A better (and much more novel) idea is to not tear down old mixed-use buildings where retail space tends to be cheaper. This article makes it sounds like storefront retail was seen as something valuable and sought after, yet almost every significant off-Waterfront project in the Exchange District and north of it to Higgins Avenue--actual or conceptual--has involved tearing down old commercial buildings that would have been had a better chance of attracting retail tenants than the new, expensive shopfronts that affix parking garages. United Way headquarters and WRHA on Main, Sport Manitoba on Pacific, Grain Exchange Building on Lombard, St. Charles Hotel on Albert, and Ryan Block on King... How is it that so little can be built or redeveloped without small commercial buildings first being destroyed?

A walk down Albert Street shows that population density does not necessarily precede some kind of commercial developments. In spite of its success, the Exchange District is still a fledgling, risky commercial market, and so retailers are going to carefully search for spaces based on price and location. Theoretically, however, enough of these independent enterprises operating in cheap old spaces will add to the desirability of the immediate area, and make higher rents in new buildings an easier sell (or lease, to be less metaphorical).

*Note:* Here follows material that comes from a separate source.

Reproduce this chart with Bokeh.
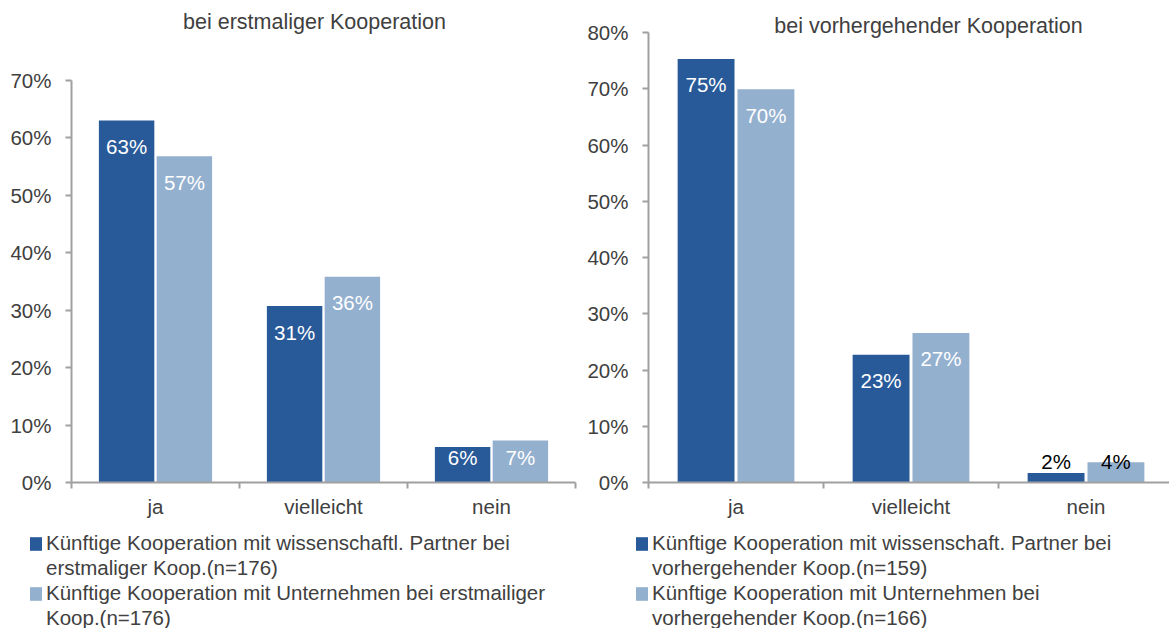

Perhaps a re-read of Chapter 10 of The Death and Life of Great American Cities by Jane Jacobs is in order. And I mean really read the chapter. This whole old building-hugging that has been a dominant theme of this blog ad nauseum, is not just for aesthetic reasons--because some building is a good example of late Romanesque Revival; or for historical sentimentality--because some moustachioed gent built a dry goods empire there back in 1911; these buildings are an economic necessity if downtown districts of "grocery stores, bakeries or coffee shops and restaurants" are truly hoped for. (However, if an unlivable, unattractive, disconnected and sprawling collections of lone non-profit heritage buildings surrounded by parking lots and "for lease" signs is what you want, Winnipeg, keep going: you're half-way there.)